这小小的铁牌,边缘有些许的变形扭曲,褪色生锈,像路边的破铜废铁。但是上面好像刻着些许文字与图案,只不过现在已经有点难以看清。

“……”

看见薇多利亚突然拿出这么一块铁牌,雷阿懦顿时整个人呆立原地,表情木讷,僵硬十分。

“我常常……听父亲提起你……他说你是一个小不点……但是个十分特别的人。他还说……如果有一日他不幸身亡,我需要将这东西交给被他称之为战友的人。我想……我可以交给你吧?”

薇多利亚说话顺溜了很多,脸色比之前已经好看很多了,略带着些许欣喜之色,人仿佛一下子就活过来似的。

“嗯……交给我吧。”

雷阿懦表情很快恢复镇定,随之一笑,从她手中接过铁牌。之后就冲冲忙忙的说:“小七姐,我们离开吧。”

说完,他们这一次就真正快步离开了医院深处的庭院,消失在马护士长与薇多利亚的视线之中。

-

雷阿懦可以记得之前马护士长带路时的全部路线,所以他并不会迷路,和哑女小七朝外面步行而去。

但是走着走着,他们俩来到一处无人的走廊通道之时,只见雷阿懦突然停住脚步,整个人猛地朝墙壁靠过去,并且猛地蹲下来。

哑女小七立即上前几步,也随之蹲下,一手拍了拍雷阿懦的肩膀,不解,困惑,担忧。

“呼~”

只闻雷阿懦长吁一口冷气,明明只是呼气却感觉带着撕心裂肺之意,寒冷无比。

他一只手扶墙,一只手捏着薇多利亚给他的铁牌,并且按住胸口心脏的位置,表情甚是痛苦与扭曲。

哑女小七见状,快速拿出小本本写下一句话且递过去:(你没事吧?)

“我……没事……只是感觉有点呼吸困难……”

雷阿懦脸色铁青,眼珠子瞪大,眼眶通红却无法流泪,一口又一口的重重深呼吸着。他峥嵘脸色,十分愤怒,但他却不知自己究竟怒什么?恨什么?

狗牌……

想不到战争结束,自己回到和平的世界,居然还要为自己的战友收拾狗牌吗!

残酷的现实……

这究竟是什么?难道真的是天道有轮回!你们口中的“坏人”就必须死吗?

“可恶……畜生……”

这令雷阿懦此时此刻的内心极度寒冷,令他窒息。他的手大力一拳一拳地锤墙壁之上,并且沉声沙哑的咆哮着。

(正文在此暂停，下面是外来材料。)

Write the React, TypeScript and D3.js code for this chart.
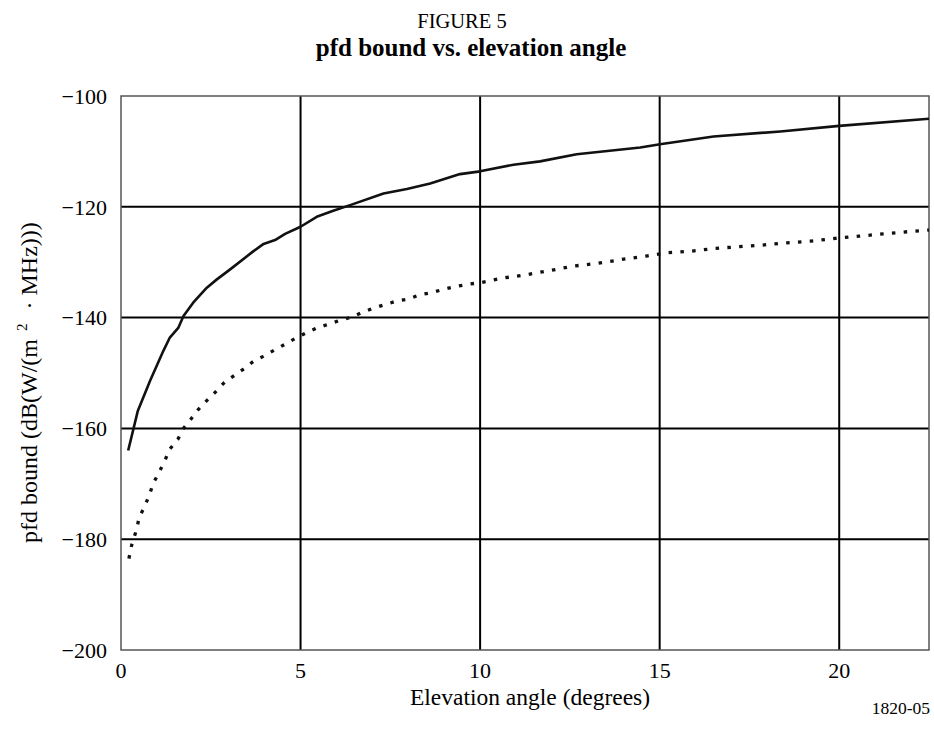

一开始的时候,他是在强忍自己的感情。如果不是他刚刚快步逃离,恐怕就要在战友的女儿之前,情绪崩溃。

哑女小七无法理解他这种情感,只能陪伴在他身边,一同蹲下,时不时拍了怕雷阿懦的肩膀。

心痛片刻之后,雷阿懦才恢复过来,喘过气来,缓缓站起身来,并且淡淡说:“我没事了,谢谢你,小七姐。”

但是只见他双目边缘通红无比却并无泪痕,脸色非常苍白却不感憔悴,宛如鬼神一样的面容,给人一种可怕的“张力”。

想哭,但已经哭不出来了,因为这个人已经再没有泪水可流。他也知道,哭和流泪,并不能让世界改变。反而此时此刻的这种撕心裂肺之痛会提醒自己,为了不再出现这种难以忍受的感觉,自己必须做出改变,自己必须做点什么来阻止悲剧再次降临在自己头上。

(你的表情不像是没有事情。)哑女小七反应写道。

“我很快……就可以恢复。”雷阿懦揉了揉自己的脸,表情果然柔和了不少,回应道。

哑女小七看着他感觉很无奈,并不答话,只好站在他身边静静等待。

“今天,谢谢你跟我来。”雷阿懦道谢。

哑女小七都懒得写字,只是摆了摆手,表示并不客气。

“谢谢你,谢谢你们。”雷阿懦靠着墙壁休息,轻笑一声,重复再说一遍。

哑女小七则在边上的凳子坐下,并没有这么傻和雷阿懦一起站着,站了这么久,脚累。

……

许久之后,雷阿懦才算真正缓过来,继续走路。

然后他与哑女小七离开了中央医院,准备搭车回家。

(之后你准备想怎么做?)

坐在公交车之上,哑女小七再次给雷阿懦递过小本本来。

“找凶手,涉事司机并没有被捕。”雷阿懦冷冷的回应道。

车上并没有多少乘客,他们坐在公交车最后一列,所以雷阿懦说话并没有遮遮掩掩。

哑女小七摸了摸他的头,随后又写下:(你自己多加小心,我只会为你向老板娘保密的。)

“哈哈~不得人心的老板娘,员工开始一起反了。”雷阿懦得意一笑。